== Task description ==
Please print every record below exactly as it appears.

start Task data

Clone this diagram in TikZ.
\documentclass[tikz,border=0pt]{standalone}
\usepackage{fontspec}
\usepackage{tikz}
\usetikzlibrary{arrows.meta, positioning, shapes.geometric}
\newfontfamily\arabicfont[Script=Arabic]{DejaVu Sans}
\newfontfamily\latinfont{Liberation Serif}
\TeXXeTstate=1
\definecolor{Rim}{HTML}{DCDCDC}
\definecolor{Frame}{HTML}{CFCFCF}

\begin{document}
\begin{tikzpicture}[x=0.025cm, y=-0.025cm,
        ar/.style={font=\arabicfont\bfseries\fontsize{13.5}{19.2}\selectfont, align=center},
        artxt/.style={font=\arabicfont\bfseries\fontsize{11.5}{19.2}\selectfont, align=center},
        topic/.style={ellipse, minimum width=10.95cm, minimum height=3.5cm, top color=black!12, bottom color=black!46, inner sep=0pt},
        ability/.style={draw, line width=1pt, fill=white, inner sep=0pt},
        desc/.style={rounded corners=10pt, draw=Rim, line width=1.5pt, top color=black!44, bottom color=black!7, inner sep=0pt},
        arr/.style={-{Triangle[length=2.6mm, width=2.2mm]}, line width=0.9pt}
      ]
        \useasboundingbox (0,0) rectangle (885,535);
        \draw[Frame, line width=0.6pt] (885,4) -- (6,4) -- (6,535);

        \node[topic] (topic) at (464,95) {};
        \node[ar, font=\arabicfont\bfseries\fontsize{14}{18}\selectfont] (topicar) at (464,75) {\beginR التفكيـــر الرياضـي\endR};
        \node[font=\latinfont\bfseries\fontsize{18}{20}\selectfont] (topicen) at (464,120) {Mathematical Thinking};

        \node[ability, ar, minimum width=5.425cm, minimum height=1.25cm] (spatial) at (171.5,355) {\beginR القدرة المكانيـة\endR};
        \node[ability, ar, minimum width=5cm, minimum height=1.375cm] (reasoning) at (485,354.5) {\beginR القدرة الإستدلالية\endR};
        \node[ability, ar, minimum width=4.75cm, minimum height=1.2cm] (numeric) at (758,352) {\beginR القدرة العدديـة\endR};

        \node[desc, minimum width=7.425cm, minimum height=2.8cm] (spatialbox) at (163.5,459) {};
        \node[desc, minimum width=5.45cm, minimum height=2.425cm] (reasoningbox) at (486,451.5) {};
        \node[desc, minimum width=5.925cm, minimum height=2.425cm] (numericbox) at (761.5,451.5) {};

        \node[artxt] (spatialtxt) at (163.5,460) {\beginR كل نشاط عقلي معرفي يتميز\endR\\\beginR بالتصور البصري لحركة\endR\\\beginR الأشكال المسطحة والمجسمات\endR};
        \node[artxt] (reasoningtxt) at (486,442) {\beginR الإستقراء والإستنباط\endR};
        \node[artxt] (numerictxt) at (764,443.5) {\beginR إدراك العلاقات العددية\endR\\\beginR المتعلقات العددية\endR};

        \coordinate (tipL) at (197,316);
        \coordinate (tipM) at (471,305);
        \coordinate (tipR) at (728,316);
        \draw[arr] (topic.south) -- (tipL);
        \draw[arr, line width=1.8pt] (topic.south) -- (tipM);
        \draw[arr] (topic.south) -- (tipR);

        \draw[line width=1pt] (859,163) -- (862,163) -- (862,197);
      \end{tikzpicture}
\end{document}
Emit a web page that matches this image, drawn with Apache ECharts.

end Task data

== Solution ==
Clone this diagram in TikZ.
\documentclass[tikz,border=0pt]{standalone}
\usepackage{fontspec}
\usepackage{tikz}
\usetikzlibrary{arrows.meta, positioning, shapes.geometric}
\newfontfamily\arabicfont[Script=Arabic]{DejaVu Sans}
\newfontfamily\latinfont{Liberation Serif}
\TeXXeTstate=1
\definecolor{Rim}{HTML}{DCDCDC}
\definecolor{Frame}{HTML}{CFCFCF}

\begin{document}
\begin{tikzpicture}[x=0.025cm, y=-0.025cm,
        ar/.style={font=\arabicfont\bfseries\fontsize{13.5}{19.2}\selectfont, align=center},
        artxt/.style={font=\arabicfont\bfseries\fontsize{11.5}{19.2}\selectfont, align=center},
        topic/.style={ellipse, minimum width=10.95cm, minimum height=3.5cm, top color=black!12, bottom color=black!46, inner sep=0pt},
        ability/.style={draw, line width=1pt, fill=white, inner sep=0pt},
        desc/.style={rounded corners=10pt, draw=Rim, line width=1.5pt, top color=black!44, bottom color=black!7, inner sep=0pt},
        arr/.style={-{Triangle[length=2.6mm, width=2.2mm]}, line width=0.9pt}
      ]
        \useasboundingbox (0,0) rectangle (885,535);
        \draw[Frame, line width=0.6pt] (885,4) -- (6,4) -- (6,535);

        \node[topic] (topic) at (464,95) {};
        \node[ar, font=\arabicfont\bfseries\fontsize{14}{18}\selectfont] (topicar) at (464,75) {\beginR التفكيـــر الرياضـي\endR};
        \node[font=\latinfont\bfseries\fontsize{18}{20}\selectfont] (topicen) at (464,120) {Mathematical Thinking};

        \node[ability, ar, minimum width=5.425cm, minimum height=1.25cm] (spatial) at (171.5,355) {\beginR القدرة المكانيـة\endR};
        \node[ability, ar, minimum width=5cm, minimum height=1.375cm] (reasoning) at (485,354.5) {\beginR القدرة الإستدلالية\endR};
        \node[ability, ar, minimum width=4.75cm, minimum height=1.2cm] (numeric) at (758,352) {\beginR القدرة العدديـة\endR};

        \node[desc, minimum width=7.425cm, minimum height=2.8cm] (spatialbox) at (163.5,459) {};
        \node[desc, minimum width=5.45cm, minimum height=2.425cm] (reasoningbox) at (486,451.5) {};
        \node[desc, minimum width=5.925cm, minimum height=2.425cm] (numericbox) at (761.5,451.5) {};

        \node[artxt] (spatialtxt) at (163.5,460) {\beginR كل نشاط عقلي معرفي يتميز\endR\\\beginR بالتصور البصري لحركة\endR\\\beginR الأشكال المسطحة والمجسمات\endR};
        \node[artxt] (reasoningtxt) at (486,442) {\beginR الإستقراء والإستنباط\endR};
        \node[artxt] (numerictxt) at (764,443.5) {\beginR إدراك العلاقات العددية\endR\\\beginR المتعلقات العددية\endR};

        \coordinate (tipL) at (197,316);
        \coordinate (tipM) at (471,305);
        \coordinate (tipR) at (728,316);
        \draw[arr] (topic.south) -- (tipL);
        \draw[arr, line width=1.8pt] (topic.south) -- (tipM);
        \draw[arr] (topic.south) -- (tipR);

        \draw[line width=1pt] (859,163) -- (862,163) -- (862,197);
      \end{tikzpicture}
\end{document}
Emit a web page that matches this image, drawn with Apache ECharts.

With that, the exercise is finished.